Editorial

No mundo da fantasia

No mundo da fantasia
Todos sabemos que o crédito fácil é uma perigosa tentação | Marcos Santos / USP Imagens

Está valendo desde o início da semana o Desenrola Brasil, nome escolhido para o novo programa de renegociação de dívidas patrocinado pelo governo federal e, numa primeira etapa, destinado a quem tem débitos bancários e renda bruta de até R$ 20 mil. Seriam, segundo estimativas, mais de 70 milhões de brasileiros, ou aproximadamente um terço da população, nessa condição, portadores de CPFs negativados. Definitivamente não é pouca coisa. Socorrer essa gente tem, para o governo, objetivo um tanto pragmático, tratando-se simplesmente de devolvê-los ao rol de consumidores, engordando assim as vendas e sem maiores considerações sobre como e por que tanta gente foi levada a essa condição.

Eis porque o programa agora posto em marcha – e festejado como se fosse mais uma “bondade” em que o “perdão” pode passar dos 80% sobre o total devido – está longe de ser novidade e, tudo indica, em futuro não muito distante será repetido. Em termos um tanto singelos, caberia lembrar que, o que não tem solução, solucionado está, mas seria pelo menos pedagógico saber exatamente por que tanta gente chegou a este ponto. Ou indagar, singelamente, como uma dívida devidamente contratada pode, afinal, ser perdoada em até 80%, ou mais.
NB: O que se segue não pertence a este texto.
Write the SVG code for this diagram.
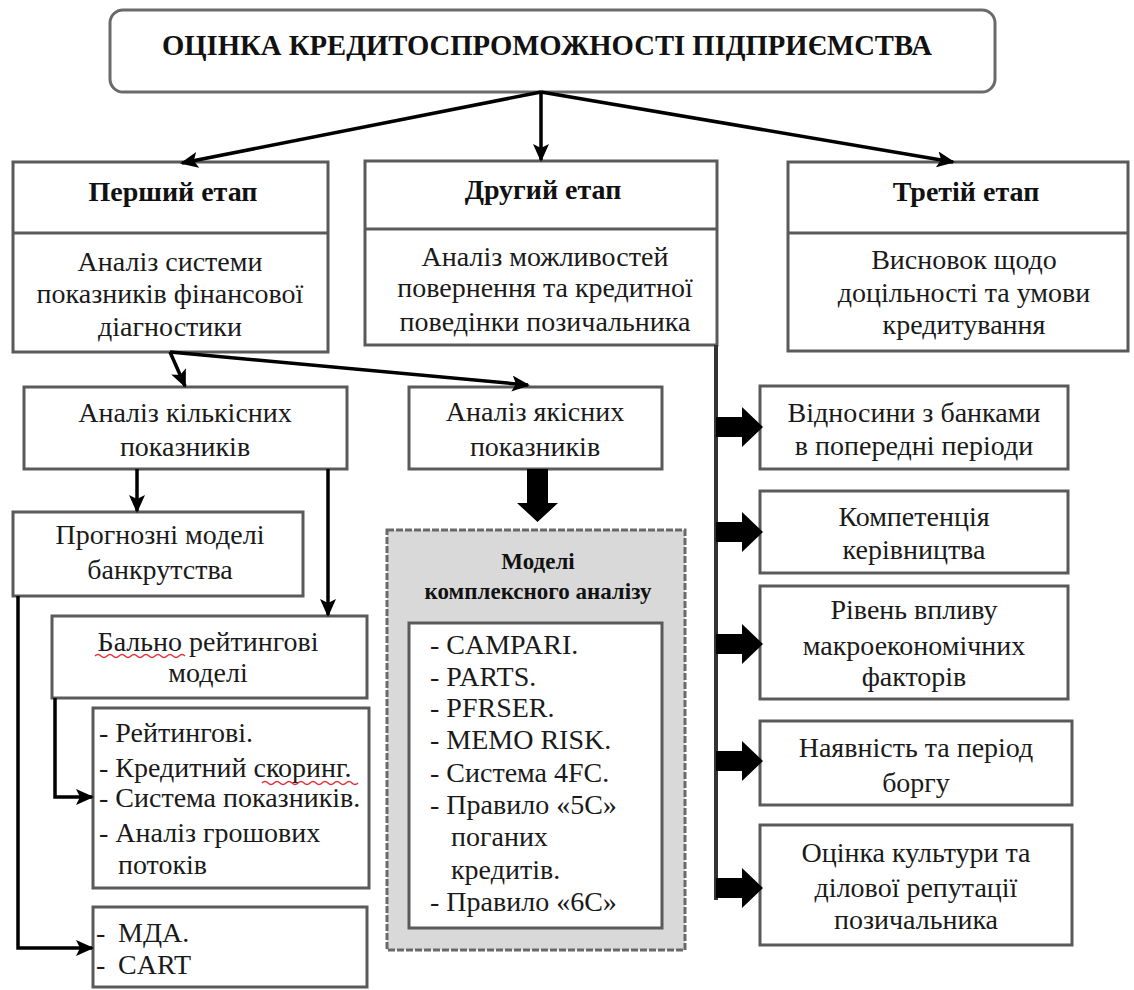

Tem gente ganhando muito ou tem gente perdendo muito, o que seria de todo conveniente apurar.

Todos sabemos que o crédito fácil é uma perigosa tentação, quando não única tentativa para que milhões de pessoas, brasileiras no caso, possam ter acesso, ainda que mínimo, a bens que, como regra, devem ser incluídos entre suas necessidades básicas. Como é bastante comum afirmar, se a prestação cabe no bolso estará tudo bem, fazendo desaparecer os astronômicos custos desse crédito que adiante se transformará numa conta impagável. Eis o que tem acontecido e para mudar, para fazer melhor ou errar menos, é também fundamental saber o que se passa. Do contrário o perdão sequer terá sentido pedagógico, sendo ao contrário uma espécie de convite a que tudo se repita.

Entra também nessa conta, ou deveria entrar, os juros praticados nessas operações que, escapando de qualquer construção que possa ser defendida tecnicamente, ajudam apenas a consumar o absurdo, alimentando também a inadimplência que acaba sendo um dos pretextos para o comportamento adotado.

Resumindo, tudo errado, tudo feito como não deveria ser feito, numa ciranda que vai se eternizando, que exaure e ajuda a criar uma outra conta que um dia e de qualquer forma acabará tendo que ser paga. Para concluir, nada que pareça fazer sentido.